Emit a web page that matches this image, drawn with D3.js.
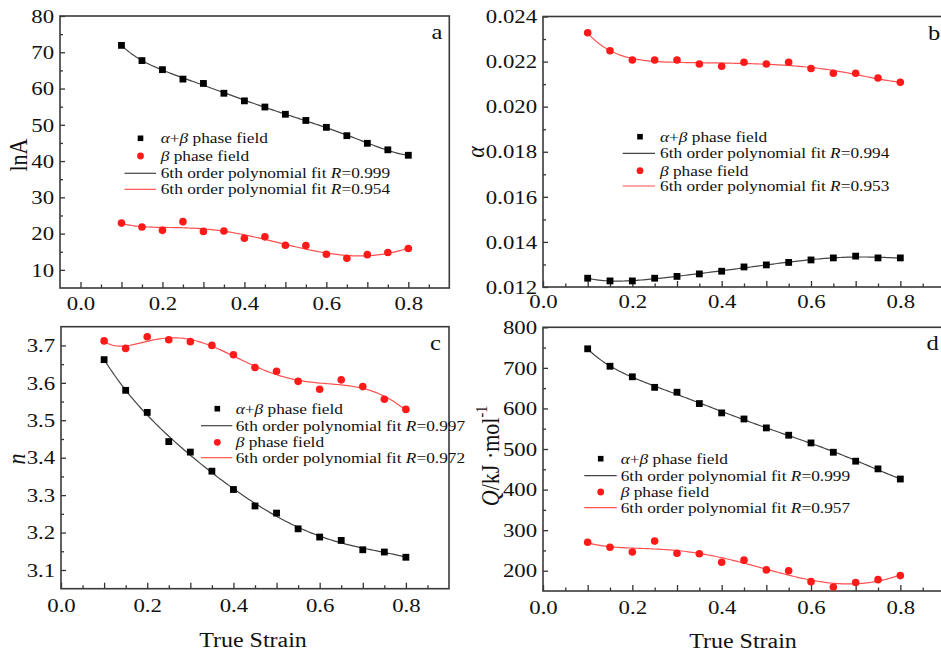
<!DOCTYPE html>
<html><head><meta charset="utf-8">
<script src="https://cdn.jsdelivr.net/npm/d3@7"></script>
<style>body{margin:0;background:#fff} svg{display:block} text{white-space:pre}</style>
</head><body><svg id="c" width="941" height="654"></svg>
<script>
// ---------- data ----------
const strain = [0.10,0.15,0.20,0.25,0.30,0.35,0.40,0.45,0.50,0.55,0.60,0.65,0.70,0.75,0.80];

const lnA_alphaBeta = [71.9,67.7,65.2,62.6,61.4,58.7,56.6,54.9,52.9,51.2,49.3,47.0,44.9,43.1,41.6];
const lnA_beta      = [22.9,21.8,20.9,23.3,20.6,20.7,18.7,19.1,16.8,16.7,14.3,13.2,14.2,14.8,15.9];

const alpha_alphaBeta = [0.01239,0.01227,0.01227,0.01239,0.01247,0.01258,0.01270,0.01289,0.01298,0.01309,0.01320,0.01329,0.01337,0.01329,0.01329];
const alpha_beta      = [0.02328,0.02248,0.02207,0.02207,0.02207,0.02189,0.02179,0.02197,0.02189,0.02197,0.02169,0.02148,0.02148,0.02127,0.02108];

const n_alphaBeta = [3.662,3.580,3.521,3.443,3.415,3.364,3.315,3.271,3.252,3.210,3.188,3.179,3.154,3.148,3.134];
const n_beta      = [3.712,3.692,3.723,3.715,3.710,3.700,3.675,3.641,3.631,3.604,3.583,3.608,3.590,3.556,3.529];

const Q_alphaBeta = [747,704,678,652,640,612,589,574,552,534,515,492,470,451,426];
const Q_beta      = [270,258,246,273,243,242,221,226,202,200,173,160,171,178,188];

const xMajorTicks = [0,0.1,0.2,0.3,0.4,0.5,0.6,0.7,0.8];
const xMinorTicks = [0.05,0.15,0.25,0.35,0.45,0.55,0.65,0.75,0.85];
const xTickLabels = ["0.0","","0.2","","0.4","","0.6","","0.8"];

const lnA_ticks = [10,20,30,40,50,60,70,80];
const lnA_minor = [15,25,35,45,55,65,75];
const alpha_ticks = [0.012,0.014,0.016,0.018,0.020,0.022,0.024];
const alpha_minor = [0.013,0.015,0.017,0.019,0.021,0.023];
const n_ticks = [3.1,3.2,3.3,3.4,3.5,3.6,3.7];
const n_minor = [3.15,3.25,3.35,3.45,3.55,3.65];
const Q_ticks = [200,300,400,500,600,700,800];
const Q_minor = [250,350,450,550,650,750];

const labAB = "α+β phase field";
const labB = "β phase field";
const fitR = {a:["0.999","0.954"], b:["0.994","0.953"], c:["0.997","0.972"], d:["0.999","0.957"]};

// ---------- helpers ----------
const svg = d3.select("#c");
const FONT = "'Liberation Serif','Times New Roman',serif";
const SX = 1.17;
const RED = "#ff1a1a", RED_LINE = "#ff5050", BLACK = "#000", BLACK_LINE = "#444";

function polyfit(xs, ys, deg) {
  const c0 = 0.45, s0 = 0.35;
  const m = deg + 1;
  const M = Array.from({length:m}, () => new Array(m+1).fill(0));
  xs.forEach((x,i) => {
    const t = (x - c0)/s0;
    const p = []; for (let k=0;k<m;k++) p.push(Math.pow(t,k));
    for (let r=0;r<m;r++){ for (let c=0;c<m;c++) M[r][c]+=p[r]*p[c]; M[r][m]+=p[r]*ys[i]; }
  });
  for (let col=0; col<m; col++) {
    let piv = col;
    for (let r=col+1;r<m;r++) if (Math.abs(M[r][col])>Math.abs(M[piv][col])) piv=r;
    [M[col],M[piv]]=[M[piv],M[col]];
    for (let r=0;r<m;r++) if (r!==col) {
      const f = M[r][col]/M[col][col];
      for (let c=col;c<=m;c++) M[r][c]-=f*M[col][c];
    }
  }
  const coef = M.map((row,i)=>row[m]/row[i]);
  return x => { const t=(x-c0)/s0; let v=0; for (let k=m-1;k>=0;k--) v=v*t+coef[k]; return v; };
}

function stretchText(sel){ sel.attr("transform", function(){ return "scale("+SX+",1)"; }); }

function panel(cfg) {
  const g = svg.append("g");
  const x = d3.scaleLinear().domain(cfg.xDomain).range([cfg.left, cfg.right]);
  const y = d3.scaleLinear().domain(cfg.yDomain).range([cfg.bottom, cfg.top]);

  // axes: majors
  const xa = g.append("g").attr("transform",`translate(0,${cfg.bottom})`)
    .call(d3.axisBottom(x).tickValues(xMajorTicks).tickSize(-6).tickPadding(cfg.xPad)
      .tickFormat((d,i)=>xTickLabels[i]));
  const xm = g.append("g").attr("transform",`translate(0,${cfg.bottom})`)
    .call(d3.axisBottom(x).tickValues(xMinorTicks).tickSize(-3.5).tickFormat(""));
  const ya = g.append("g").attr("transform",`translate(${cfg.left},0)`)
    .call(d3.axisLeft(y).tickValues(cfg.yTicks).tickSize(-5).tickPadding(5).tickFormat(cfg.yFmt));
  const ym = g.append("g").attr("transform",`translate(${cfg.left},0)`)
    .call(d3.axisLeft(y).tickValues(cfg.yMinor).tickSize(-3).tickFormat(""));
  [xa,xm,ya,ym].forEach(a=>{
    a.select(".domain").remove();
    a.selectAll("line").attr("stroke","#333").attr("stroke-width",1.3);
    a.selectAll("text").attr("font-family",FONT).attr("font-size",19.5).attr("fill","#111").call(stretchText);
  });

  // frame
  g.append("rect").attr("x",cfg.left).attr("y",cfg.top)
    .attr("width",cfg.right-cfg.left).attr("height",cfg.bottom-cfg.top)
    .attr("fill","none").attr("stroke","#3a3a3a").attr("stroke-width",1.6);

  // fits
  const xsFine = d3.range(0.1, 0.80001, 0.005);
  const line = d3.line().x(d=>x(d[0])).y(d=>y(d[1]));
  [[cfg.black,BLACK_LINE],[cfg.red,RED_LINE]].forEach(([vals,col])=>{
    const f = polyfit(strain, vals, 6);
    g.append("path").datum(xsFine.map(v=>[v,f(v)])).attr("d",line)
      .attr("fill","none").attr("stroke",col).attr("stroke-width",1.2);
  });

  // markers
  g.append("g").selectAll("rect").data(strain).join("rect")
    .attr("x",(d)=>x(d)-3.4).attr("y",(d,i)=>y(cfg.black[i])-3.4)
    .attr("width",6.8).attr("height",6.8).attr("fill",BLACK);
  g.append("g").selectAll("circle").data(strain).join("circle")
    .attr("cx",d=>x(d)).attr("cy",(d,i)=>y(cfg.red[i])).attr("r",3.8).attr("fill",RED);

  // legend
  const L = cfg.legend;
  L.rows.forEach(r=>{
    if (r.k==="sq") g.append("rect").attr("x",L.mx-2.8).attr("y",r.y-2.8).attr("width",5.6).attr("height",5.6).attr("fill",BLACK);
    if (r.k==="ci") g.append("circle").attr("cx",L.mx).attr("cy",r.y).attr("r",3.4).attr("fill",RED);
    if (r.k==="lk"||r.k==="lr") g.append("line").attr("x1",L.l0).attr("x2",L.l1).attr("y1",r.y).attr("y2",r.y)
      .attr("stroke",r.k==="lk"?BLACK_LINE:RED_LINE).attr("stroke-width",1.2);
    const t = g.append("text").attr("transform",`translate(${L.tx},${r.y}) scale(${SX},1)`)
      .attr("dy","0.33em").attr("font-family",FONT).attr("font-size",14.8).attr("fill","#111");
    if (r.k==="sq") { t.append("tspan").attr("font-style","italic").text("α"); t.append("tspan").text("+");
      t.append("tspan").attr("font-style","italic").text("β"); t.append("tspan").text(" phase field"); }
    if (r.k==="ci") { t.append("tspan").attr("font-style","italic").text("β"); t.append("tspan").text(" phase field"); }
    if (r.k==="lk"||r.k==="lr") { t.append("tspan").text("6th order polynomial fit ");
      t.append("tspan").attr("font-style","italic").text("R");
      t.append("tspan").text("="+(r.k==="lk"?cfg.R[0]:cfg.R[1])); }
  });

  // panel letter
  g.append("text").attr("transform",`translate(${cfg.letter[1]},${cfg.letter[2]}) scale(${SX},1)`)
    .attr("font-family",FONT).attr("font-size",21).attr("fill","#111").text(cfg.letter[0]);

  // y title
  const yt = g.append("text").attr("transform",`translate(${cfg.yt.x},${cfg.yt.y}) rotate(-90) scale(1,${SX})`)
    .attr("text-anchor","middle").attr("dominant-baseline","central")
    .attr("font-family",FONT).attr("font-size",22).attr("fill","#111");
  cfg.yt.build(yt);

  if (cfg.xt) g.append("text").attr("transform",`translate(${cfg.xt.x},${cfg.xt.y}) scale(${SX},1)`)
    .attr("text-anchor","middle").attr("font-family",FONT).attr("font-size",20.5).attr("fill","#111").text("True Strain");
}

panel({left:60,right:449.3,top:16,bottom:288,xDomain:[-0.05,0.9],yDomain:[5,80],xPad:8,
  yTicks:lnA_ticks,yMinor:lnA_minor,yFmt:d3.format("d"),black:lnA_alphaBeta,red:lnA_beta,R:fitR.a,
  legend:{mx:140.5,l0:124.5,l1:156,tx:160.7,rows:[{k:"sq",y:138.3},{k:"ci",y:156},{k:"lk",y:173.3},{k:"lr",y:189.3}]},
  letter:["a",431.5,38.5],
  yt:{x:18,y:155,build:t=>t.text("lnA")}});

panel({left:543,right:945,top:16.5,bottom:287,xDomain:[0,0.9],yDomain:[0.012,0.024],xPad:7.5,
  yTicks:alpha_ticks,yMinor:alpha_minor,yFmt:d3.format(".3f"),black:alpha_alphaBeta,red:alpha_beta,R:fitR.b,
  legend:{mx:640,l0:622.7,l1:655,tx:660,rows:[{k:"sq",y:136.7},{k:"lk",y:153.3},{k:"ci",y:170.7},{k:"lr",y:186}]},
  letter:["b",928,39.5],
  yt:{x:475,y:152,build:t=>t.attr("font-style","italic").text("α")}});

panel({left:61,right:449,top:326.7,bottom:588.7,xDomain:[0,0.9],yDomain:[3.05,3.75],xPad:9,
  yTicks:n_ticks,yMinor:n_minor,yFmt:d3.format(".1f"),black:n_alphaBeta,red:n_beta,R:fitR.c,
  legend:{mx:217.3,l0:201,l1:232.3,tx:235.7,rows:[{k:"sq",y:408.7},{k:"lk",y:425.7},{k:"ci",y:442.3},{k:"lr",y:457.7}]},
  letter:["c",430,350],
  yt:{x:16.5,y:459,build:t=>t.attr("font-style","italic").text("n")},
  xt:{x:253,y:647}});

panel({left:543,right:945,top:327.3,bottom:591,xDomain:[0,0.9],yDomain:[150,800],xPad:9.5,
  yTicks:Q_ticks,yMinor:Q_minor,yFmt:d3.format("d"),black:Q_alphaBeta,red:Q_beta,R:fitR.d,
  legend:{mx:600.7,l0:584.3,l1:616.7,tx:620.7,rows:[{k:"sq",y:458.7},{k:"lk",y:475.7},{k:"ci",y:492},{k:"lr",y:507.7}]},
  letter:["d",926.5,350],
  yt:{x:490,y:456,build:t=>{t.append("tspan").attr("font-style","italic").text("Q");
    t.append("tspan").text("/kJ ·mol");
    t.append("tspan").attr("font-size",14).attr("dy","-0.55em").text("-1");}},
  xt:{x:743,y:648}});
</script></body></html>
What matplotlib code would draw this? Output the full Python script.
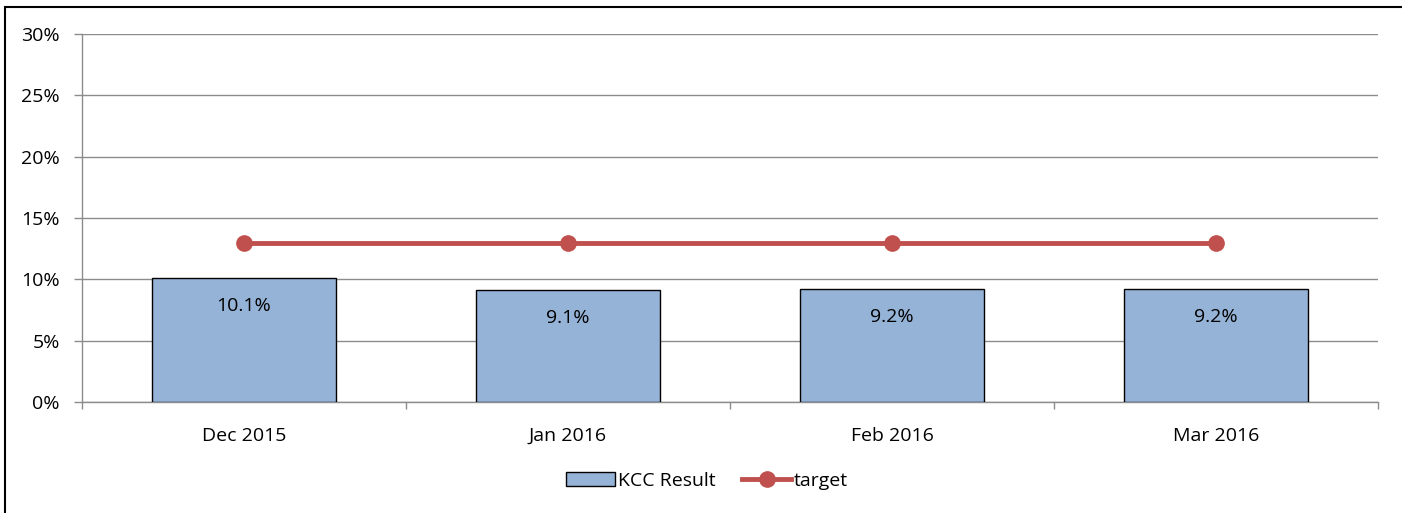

★ ★ ★

Given problem – Copy every single line of the material above that holds "this".

Correct answer –
Emit a web page that matches this image, drawn with D3.js.
What matplotlib code would draw this? Output the full Python script.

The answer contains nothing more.